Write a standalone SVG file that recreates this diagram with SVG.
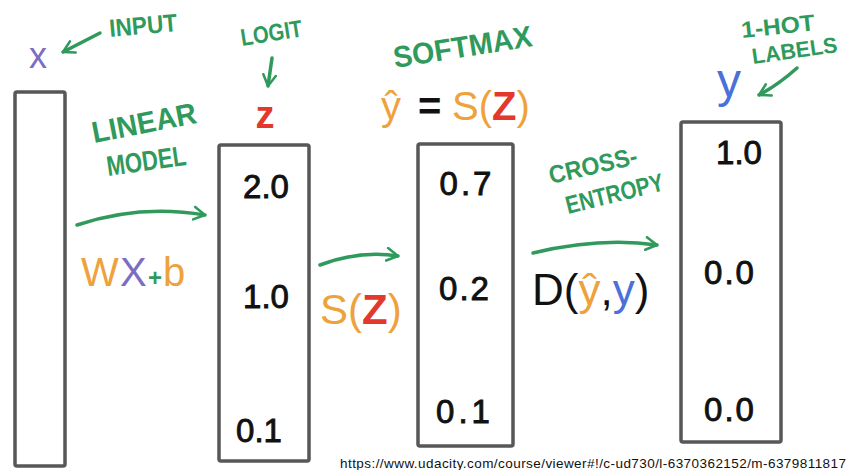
<svg xmlns="http://www.w3.org/2000/svg" width="850" height="470" viewBox="0 0 850 470">
  <style>
    .box { fill: #ffffff; stroke: #575757; stroke-width: 3.5; }
    .num { font-family: "Liberation Sans", Arial, sans-serif; font-size: 33px; fill: #111; stroke: #111; stroke-width: 0.9; text-anchor: middle; }
    .lbl { font-family: "Liberation Sans", Arial, sans-serif; font-weight: bold; fill: #2f9a5c; }
    .math { font-family: "Liberation Sans", Arial, sans-serif; }
    .g { fill: #2f9a5c; }
    .o { fill: #eea23c; }
    .r { fill: #e2392c; }
    .p { fill: #7c6cc2; }
    .b { fill: #4b70d9; }
    .k { fill: #111; }
    .conn { fill: none; stroke: #2f9a5c; stroke-width: 3.5; stroke-linecap: round; }
  </style>
  <defs>
    <marker id="head" viewBox="0 0 10 10" refX="8" refY="5" markerWidth="4.5" markerHeight="4.5" orient="auto" markerUnits="strokeWidth">
      <path d="M1,1 L8,5 L1,9" fill="none" stroke="#2f9a5c" stroke-width="1.6" stroke-linecap="round" stroke-linejoin="round"/>
    </marker>
  </defs>
  <rect width="850" height="470" fill="#ffffff"/>

  <g id="input-box">
    <rect class="box" x="15" y="92" width="50" height="374" rx="2"/>
  </g>
  <g id="logit-box">
    <rect class="box" x="219" y="145" width="90" height="316" rx="2"/>
    <text class="num" x="266" y="198">2.0</text>
    <text class="num" x="266" y="308">1.0</text>
    <text class="num" x="259" y="442">0.1</text>
  </g>
  <g id="softmax-box">
    <rect class="box" x="418" y="144" width="95" height="302" rx="2"/>
    <text class="num" x="467" y="195" letter-spacing="3">0.7</text>
    <text class="num" x="465" y="300" letter-spacing="2">0.2</text>
    <text class="num" x="465" y="423" letter-spacing="4">0.1</text>
  </g>
  <g id="label-box">
    <rect class="box" x="681" y="122" width="100" height="320" rx="2"/>
    <text class="num" x="739" y="164">1.0</text>
    <text class="num" x="730" y="284" letter-spacing="2">0.0</text>
    <text class="num" x="730" y="421" letter-spacing="2">0.0</text>
  </g>

  <g id="input-label">
    <text class="math p" x="38" y="68" font-size="36" text-anchor="middle">x</text>
    <text class="lbl" x="110" y="37" font-size="25" textLength="68" lengthAdjust="spacingAndGlyphs" transform="rotate(-5 110 37)">INPUT</text>
  </g>
  <g id="logit-label">
    <text class="lbl" x="242" y="46" font-size="24" textLength="62" lengthAdjust="spacingAndGlyphs" transform="rotate(-9 242 46)">LOGIT</text>
    <text class="math r" x="265" y="128" font-size="38" font-weight="bold" text-anchor="middle">z</text>
  </g>
  <g id="softmax-label">
    <text class="lbl" x="395" y="68" font-size="30" textLength="140" lengthAdjust="spacingAndGlyphs" transform="rotate(-9 395 68)">SOFTMAX</text>
    <text class="math" font-size="40" y="120"><tspan class="o" x="381">ŷ</tspan><tspan class="k" x="418" font-weight="bold">=</tspan><tspan class="o" x="452">S(</tspan><tspan class="r" font-weight="bold">Z</tspan><tspan class="o">)</tspan></text>
  </g>
  <g id="onehot-label">
    <text class="lbl" x="742" y="38" font-size="23" textLength="74" lengthAdjust="spacingAndGlyphs" transform="rotate(-6 742 38)">1-HOT</text>
    <text class="lbl" x="753" y="64" font-size="22" textLength="86" lengthAdjust="spacingAndGlyphs" transform="rotate(-8 753 64)">LABELS</text>
    <text class="math b" x="729" y="97" font-size="48" text-anchor="middle">y</text>
  </g>
  <g id="linear-label">
    <text class="lbl" x="94" y="143" font-size="30" textLength="106" lengthAdjust="spacingAndGlyphs" transform="rotate(-11 94 143)">LINEAR</text>
    <text class="lbl" x="108" y="176" font-size="28" textLength="80" lengthAdjust="spacingAndGlyphs" transform="rotate(-8 108 176)">MODEL</text>
    <text class="math" font-size="40" y="286"><tspan class="o" x="81">W</tspan><tspan class="p" x="120">X</tspan><tspan class="g" x="148" font-size="24" font-weight="bold">+</tspan><tspan class="o" x="163">b</tspan></text>
  </g>
  <g id="softmax-fn">
    <text class="math" font-size="42" y="324"><tspan class="o" x="320">S(</tspan><tspan class="r" font-weight="bold">Z</tspan><tspan class="o">)</tspan></text>
  </g>
  <g id="ce-label">
    <text class="lbl" x="551" y="184" font-size="25" textLength="90" lengthAdjust="spacingAndGlyphs" transform="rotate(-13 551 184)">CROSS-</text>
    <text class="lbl" x="568" y="214" font-size="25" textLength="100" lengthAdjust="spacingAndGlyphs" transform="rotate(-14 568 214)">ENTROPY</text>
    <text class="math" font-size="44" y="305"><tspan class="k" x="532">D(</tspan><tspan class="o">ŷ</tspan><tspan class="k">,</tspan><tspan class="b">y</tspan><tspan class="k">)</tspan></text>
  </g>

  <g id="connectors">
    <path class="conn" d="M100,33 L63,52" marker-end="url(#head)"/>
    <path class="conn" d="M272,58 Q270,72 268,86" marker-end="url(#head)"/>
    <path class="conn" d="M797,68 Q778,85 759,95" marker-end="url(#head)"/>
    <path class="conn" d="M77,225 Q140,204 205,215" marker-end="url(#head)"/>
    <path class="conn" d="M320,265 Q360,250 398,256" marker-end="url(#head)"/>
    <path class="conn" d="M533,253 Q600,237 657,245" marker-end="url(#head)"/>
  </g>

  <text x="846" y="468" font-family="Liberation Sans, Arial, sans-serif" font-size="13.5" fill="#111" text-anchor="end" textLength="506">https://www.udacity.com/course/viewer#!/c-ud730/l-6370362152/m-6379811817</text>
</svg>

*-*-*

• Required task
Return each line exactly as written. Any picture gets left out.

• Correct result
Write a standalone SVG file that recreates this diagram with SVG.
<svg xmlns="http://www.w3.org/2000/svg" width="850" height="470" viewBox="0 0 850 470">
  <style>
    .box { fill: #ffffff; stroke: #575757; stroke-width: 3.5; }
    .num { font-family: "Liberation Sans", Arial, sans-serif; font-size: 33px; fill: #111; stroke: #111; stroke-width: 0.9; text-anchor: middle; }
    .lbl { font-family: "Liberation Sans", Arial, sans-serif; font-weight: bold; fill: #2f9a5c; }
    .math { font-family: "Liberation Sans", Arial, sans-serif; }
    .g { fill: #2f9a5c; }
    .o { fill: #eea23c; }
    .r { fill: #e2392c; }
    .p { fill: #7c6cc2; }
    .b { fill: #4b70d9; }
    .k { fill: #111; }
    .conn { fill: none; stroke: #2f9a5c; stroke-width: 3.5; stroke-linecap: round; }
  </style>
  <defs>
    <marker id="head" viewBox="0 0 10 10" refX="8" refY="5" markerWidth="4.5" markerHeight="4.5" orient="auto" markerUnits="strokeWidth">
      <path d="M1,1 L8,5 L1,9" fill="none" stroke="#2f9a5c" stroke-width="1.6" stroke-linecap="round" stroke-linejoin="round"/>
    </marker>
  </defs>
  <rect width="850" height="470" fill="#ffffff"/>

  <g id="input-box">
    <rect class="box" x="15" y="92" width="50" height="374" rx="2"/>
  </g>
  <g id="logit-box">
    <rect class="box" x="219" y="145" width="90" height="316" rx="2"/>
    <text class="num" x="266" y="198">2.0</text>
    <text class="num" x="266" y="308">1.0</text>
    <text class="num" x="259" y="442">0.1</text>
  </g>
  <g id="softmax-box">
    <rect class="box" x="418" y="144" width="95" height="302" rx="2"/>
    <text class="num" x="467" y="195" letter-spacing="3">0.7</text>
    <text class="num" x="465" y="300" letter-spacing="2">0.2</text>
    <text class="num" x="465" y="423" letter-spacing="4">0.1</text>
  </g>
  <g id="label-box">
    <rect class="box" x="681" y="122" width="100" height="320" rx="2"/>
    <text class="num" x="739" y="164">1.0</text>
    <text class="num" x="730" y="284" letter-spacing="2">0.0</text>
    <text class="num" x="730" y="421" letter-spacing="2">0.0</text>
  </g>

  <g id="input-label">
    <text class="math p" x="38" y="68" font-size="36" text-anchor="middle">x</text>
    <text class="lbl" x="110" y="37" font-size="25" textLength="68" lengthAdjust="spacingAndGlyphs" transform="rotate(-5 110 37)">INPUT</text>
  </g>
  <g id="logit-label">
    <text class="lbl" x="242" y="46" font-size="24" textLength="62" lengthAdjust="spacingAndGlyphs" transform="rotate(-9 242 46)">LOGIT</text>
    <text class="math r" x="265" y="128" font-size="38" font-weight="bold" text-anchor="middle">z</text>
  </g>
  <g id="softmax-label">
    <text class="lbl" x="395" y="68" font-size="30" textLength="140" lengthAdjust="spacingAndGlyphs" transform="rotate(-9 395 68)">SOFTMAX</text>
    <text class="math" font-size="40" y="120"><tspan class="o" x="381">ŷ</tspan><tspan class="k" x="418" font-weight="bold">=</tspan><tspan class="o" x="452">S(</tspan><tspan class="r" font-weight="bold">Z</tspan><tspan class="o">)</tspan></text>
  </g>
  <g id="onehot-label">
    <text class="lbl" x="742" y="38" font-size="23" textLength="74" lengthAdjust="spacingAndGlyphs" transform="rotate(-6 742 38)">1-HOT</text>
    <text class="lbl" x="753" y="64" font-size="22" textLength="86" lengthAdjust="spacingAndGlyphs" transform="rotate(-8 753 64)">LABELS</text>
    <text class="math b" x="729" y="97" font-size="48" text-anchor="middle">y</text>
  </g>
  <g id="linear-label">
    <text class="lbl" x="94" y="143" font-size="30" textLength="106" lengthAdjust="spacingAndGlyphs" transform="rotate(-11 94 143)">LINEAR</text>
    <text class="lbl" x="108" y="176" font-size="28" textLength="80" lengthAdjust="spacingAndGlyphs" transform="rotate(-8 108 176)">MODEL</text>
    <text class="math" font-size="40" y="286"><tspan class="o" x="81">W</tspan><tspan class="p" x="120">X</tspan><tspan class="g" x="148" font-size="24" font-weight="bold">+</tspan><tspan class="o" x="163">b</tspan></text>
  </g>
  <g id="softmax-fn">
    <text class="math" font-size="42" y="324"><tspan class="o" x="320">S(</tspan><tspan class="r" font-weight="bold">Z</tspan><tspan class="o">)</tspan></text>
  </g>
  <g id="ce-label">
    <text class="lbl" x="551" y="184" font-size="25" textLength="90" lengthAdjust="spacingAndGlyphs" transform="rotate(-13 551 184)">CROSS-</text>
    <text class="lbl" x="568" y="214" font-size="25" textLength="100" lengthAdjust="spacingAndGlyphs" transform="rotate(-14 568 214)">ENTROPY</text>
    <text class="math" font-size="44" y="305"><tspan class="k" x="532">D(</tspan><tspan class="o">ŷ</tspan><tspan class="k">,</tspan><tspan class="b">y</tspan><tspan class="k">)</tspan></text>
  </g>

  <g id="connectors">
    <path class="conn" d="M100,33 L63,52" marker-end="url(#head)"/>
    <path class="conn" d="M272,58 Q270,72 268,86" marker-end="url(#head)"/>
    <path class="conn" d="M797,68 Q778,85 759,95" marker-end="url(#head)"/>
    <path class="conn" d="M77,225 Q140,204 205,215" marker-end="url(#head)"/>
    <path class="conn" d="M320,265 Q360,250 398,256" marker-end="url(#head)"/>
    <path class="conn" d="M533,253 Q600,237 657,245" marker-end="url(#head)"/>
  </g>

  <text x="846" y="468" font-family="Liberation Sans, Arial, sans-serif" font-size="13.5" fill="#111" text-anchor="end" textLength="506">https://www.udacity.com/course/viewer#!/c-ud730/l-6370362152/m-6379811817</text>
</svg>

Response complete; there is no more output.